In practical terms, the users in a government agency, or a research facility, may use the system for 5 minutes and then not use it again for an hour or more. It’s also not being used throughout the night - so the per hour cost doesn’t work as well.
With the cheaper models, its not so much of a problem, because you can absorb a small monthly cost. But when you scale up (even with sporadic use), the cost of hosting the data on an hourly basis is quite high.
My current strategy is to make user sessions time out (ie log them out). And when they login, I will spool the hash tables into memory (using your technique) and keep them there until they logout again (or timeout)
The time between logging in, and entering the first query should give enough time for even a huge data set to be initiated. In reality, all the sets will be less than your example of 400k records - and if they are not, then I can host a unique instance under an enterprise offering.
You have given me a few new technologies for me to investigate.

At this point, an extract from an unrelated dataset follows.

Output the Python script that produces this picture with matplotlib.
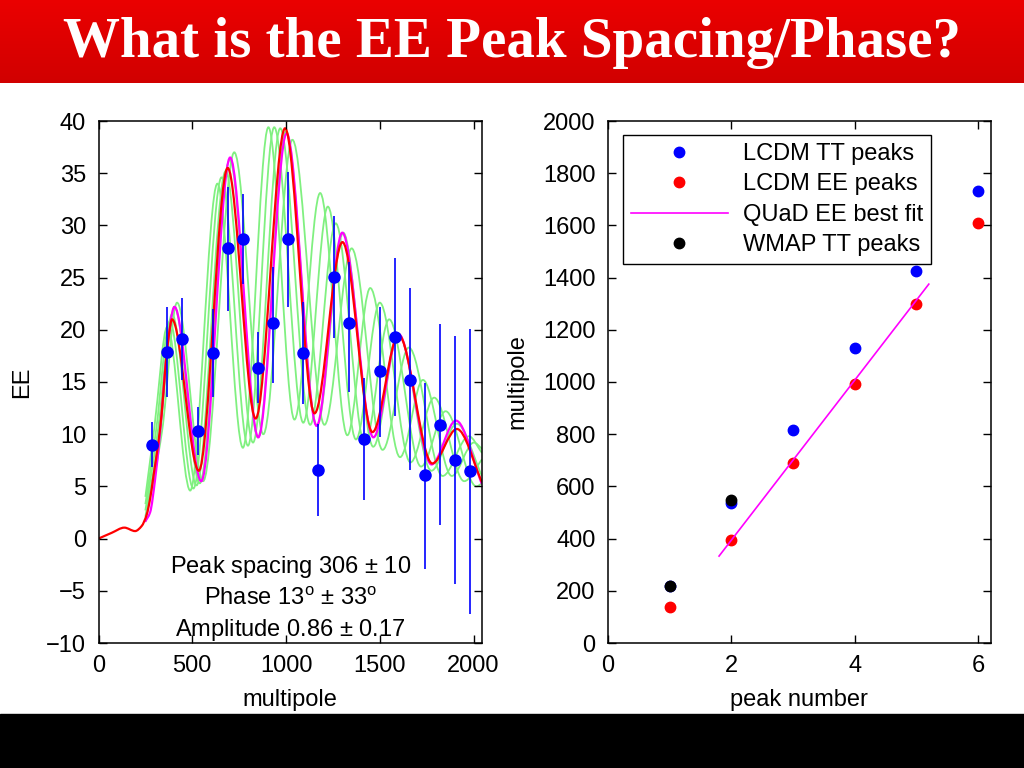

Thank you.
I’ve also considered using Word2Vec (or similar) for the embedding and recall part, and only using GPT for the final query. The vector space (number of dimensions in the array) will be smaller, but because the source document domain is smaller, it may not be an issue. I have to try it to see if it works.
I’ve also look as Milvus on a dedicated AWS EC2 instance, but having to install and set it up is doing my head in at the moment, due to lack of bandwidth in my brain. Maybe I can look at that when I get past other things I’m doing.

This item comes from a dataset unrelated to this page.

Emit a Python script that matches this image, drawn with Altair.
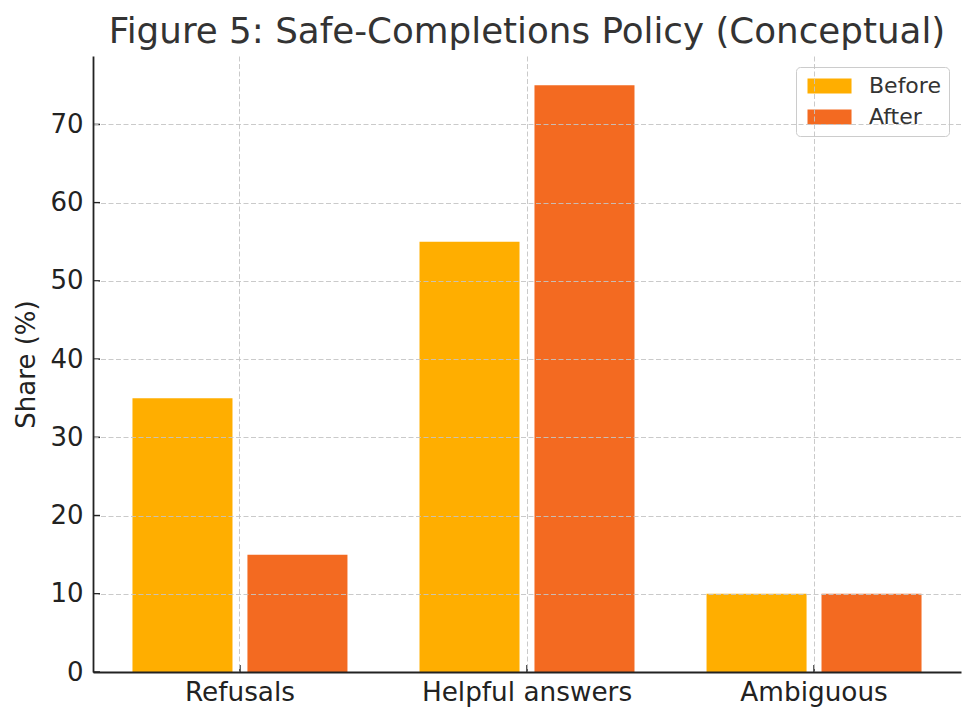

Sounds like we are thinking of the same things.
I too have wondered about other embedding options, smaller vector space sizes, faster algorithms, faster languages than Python, etc.
But, as you know, it’s all about bandwidth (or lack thereof).
When I started this thread I was at the point where I had to choose between different vector search databases.
Since I didn’t knew too much about any of them, I picked weaviate, because it had the shortest learning path.
I didn’t understood Pinecone’s pricing model and I also preferred a service which supports NodeJS, at least in documentation.
As for Redis, it was not clear to me what it means to load a whole database in memory. I also need to integrate it with Heroku and the pricing increases.
One of the advantages of weaviate is that it integrates OpenAI and it reduces your server efforts this way.
The downside of weaviate (at least) is that when you want to change the OpenAI model used for embeddings, you have to reindex manually the whole database, because it won’t be compatible anymore, and this is sort of painful.
I liked Redis in other projects and I’d love to use it, but I’d need to evaluate the costs and efforts.
At the first glance the pricing from Heroku is somewhat discouraging. For 1000 connections it would charge $200. Is true that at 1000 connections my app would have a traffic enough to pay the service, but almost for the same benefits I’d pay $60 on weaviate.
But as I said, this is just a quick analysis.
Can you update us on your use of Redis for embeddings?
Any news? Code to share?
Are you using Redis with Rails? How exactly are you using it (the architecture)?
No, I didn’t went too far with Redis for embeddings.
But OpenAI is now including Redis more frequently in its documentation and code examples.
Here is one:
Do you have any golang sample code of vector similarity in Redis?
Maybe just ask GPT-4 to translate whatever example you want to build from into golang?
I only have ChatGPT free but I will try, hope it work.
Shameless plug for my local Vector DB project here, Vectra… Vectra is a local file based Vector DB that should be great for mostly static content and since it’s local mostly <1ms query times.
And a python port someone did:
The primary reason I mention here is that it seems like it would be well suited for the posters scenario…
If your content is static like an individual file I’m not sure why you wouldn’t use Vectra. It’s free, supports metadata filtering, and since it’s local query times will be under 1ms once the index is loaded into memory.
Unfortunately, no. On a positive note, there’s active development for support of VSS (and Search in general) for the go-redis client lib.